In any case, this is, to some extent, positive news for everyday savers in Cyprus. Their money has been spared – and so has the Bank of Cyprus, the survival of which was not always certain. And it’s good news, too, for the Eurocrats, for three main reasons. First, as most of the pain is being suffered by individuals, it’s a deal that’s likely to be politically acceptable in countries such as Germany. Second, for a similar reason, there is unlikely to be market panic across Europe about the idea of further expensive bailouts. And third, all this has been achieved without taking Cyprus out of the currency union, which – although it may not have had much effect by itself – could have raised the prospect of wider break-up. The euro staggers on.
But is it all a good news story? Hmm, perhaps not. As Pawel Morski explained in an excellent post on Saturday:
“There are four shocks happening at once; the bog-standard austerity shock; the trauma of bank withdrawal controls; the wealth shock; and the structural shock of wiping out the financial sector. The bailout bill is certainly going to get a lot higher too, as a larger amount of debt is piled onto a smaller economy.”
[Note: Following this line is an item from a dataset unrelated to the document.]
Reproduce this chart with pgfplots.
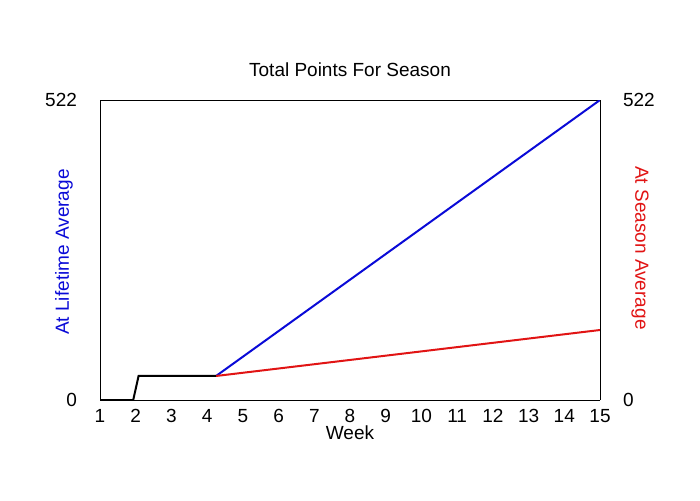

All of which means that Cyprus and its people face years of financial grief. It reminds me of what a US major is supposed to have said about Ben Tre during the Vietnam War: “It became necessary to destroy the town to save it” – except, from the perspective of Brussels, Cyprus may not even have been saved. There’s still the possibility that the country will voluntarily leave the Eurozone in order to do what Daniel Hannan recommends: devalue its way to growth.